▶ INSTRUCTION
Copy exactly the lines that run from the top of the listing to the line containing "plt.rcParams['font.weight'] = 'bold'", both ends included, and omit the pictures.

══ DATA SEGMENT

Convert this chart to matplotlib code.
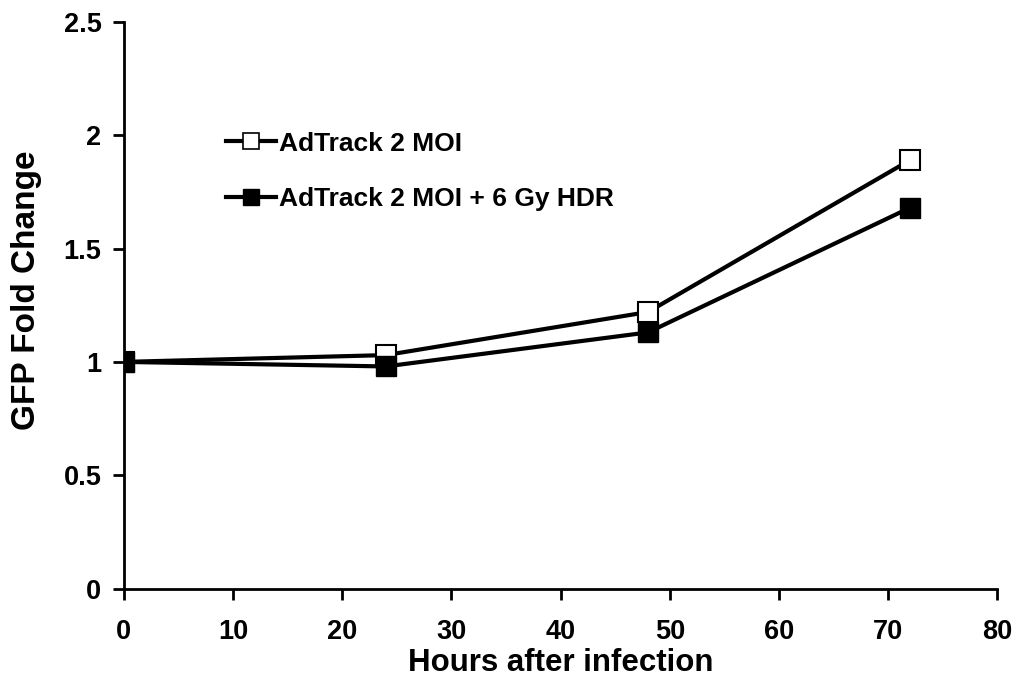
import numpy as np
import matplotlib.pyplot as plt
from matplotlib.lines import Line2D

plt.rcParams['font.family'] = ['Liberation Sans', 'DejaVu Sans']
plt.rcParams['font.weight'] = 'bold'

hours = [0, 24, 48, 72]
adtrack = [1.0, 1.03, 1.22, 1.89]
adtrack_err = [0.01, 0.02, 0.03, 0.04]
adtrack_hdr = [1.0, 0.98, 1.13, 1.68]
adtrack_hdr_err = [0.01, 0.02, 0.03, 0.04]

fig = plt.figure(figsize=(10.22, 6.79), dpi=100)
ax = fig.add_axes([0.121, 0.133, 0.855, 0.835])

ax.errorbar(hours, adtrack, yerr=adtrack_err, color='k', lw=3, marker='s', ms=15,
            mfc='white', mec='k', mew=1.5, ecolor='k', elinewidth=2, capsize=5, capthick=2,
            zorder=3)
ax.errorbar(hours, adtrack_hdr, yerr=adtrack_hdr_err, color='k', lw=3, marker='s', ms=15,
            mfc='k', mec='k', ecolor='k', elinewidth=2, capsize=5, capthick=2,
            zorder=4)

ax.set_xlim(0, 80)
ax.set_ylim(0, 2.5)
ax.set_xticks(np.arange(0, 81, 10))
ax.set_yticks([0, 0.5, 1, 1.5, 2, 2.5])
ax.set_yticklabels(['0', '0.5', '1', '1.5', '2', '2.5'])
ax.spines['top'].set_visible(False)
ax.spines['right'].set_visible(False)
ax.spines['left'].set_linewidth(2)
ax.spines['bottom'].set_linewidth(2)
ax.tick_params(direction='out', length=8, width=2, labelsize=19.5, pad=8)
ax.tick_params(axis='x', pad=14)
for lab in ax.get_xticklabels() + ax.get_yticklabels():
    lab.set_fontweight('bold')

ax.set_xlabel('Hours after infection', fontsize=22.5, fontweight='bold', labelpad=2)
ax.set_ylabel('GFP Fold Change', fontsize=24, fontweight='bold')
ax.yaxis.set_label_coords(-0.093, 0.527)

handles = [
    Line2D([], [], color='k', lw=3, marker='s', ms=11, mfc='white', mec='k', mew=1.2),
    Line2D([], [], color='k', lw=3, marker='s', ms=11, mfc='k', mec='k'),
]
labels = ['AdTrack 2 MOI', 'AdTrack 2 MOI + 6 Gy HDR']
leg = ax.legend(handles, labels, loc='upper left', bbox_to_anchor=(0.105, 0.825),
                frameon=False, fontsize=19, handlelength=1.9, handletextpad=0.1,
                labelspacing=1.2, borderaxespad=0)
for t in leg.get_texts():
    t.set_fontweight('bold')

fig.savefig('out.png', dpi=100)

════

▶ EXERCISE RESPONSE
Convert this chart to matplotlib code.
import numpy as np
import matplotlib.pyplot as plt
from matplotlib.lines import Line2D

plt.rcParams['font.family'] = ['Liberation Sans', 'DejaVu Sans']
plt.rcParams['font.weight'] = 'bold'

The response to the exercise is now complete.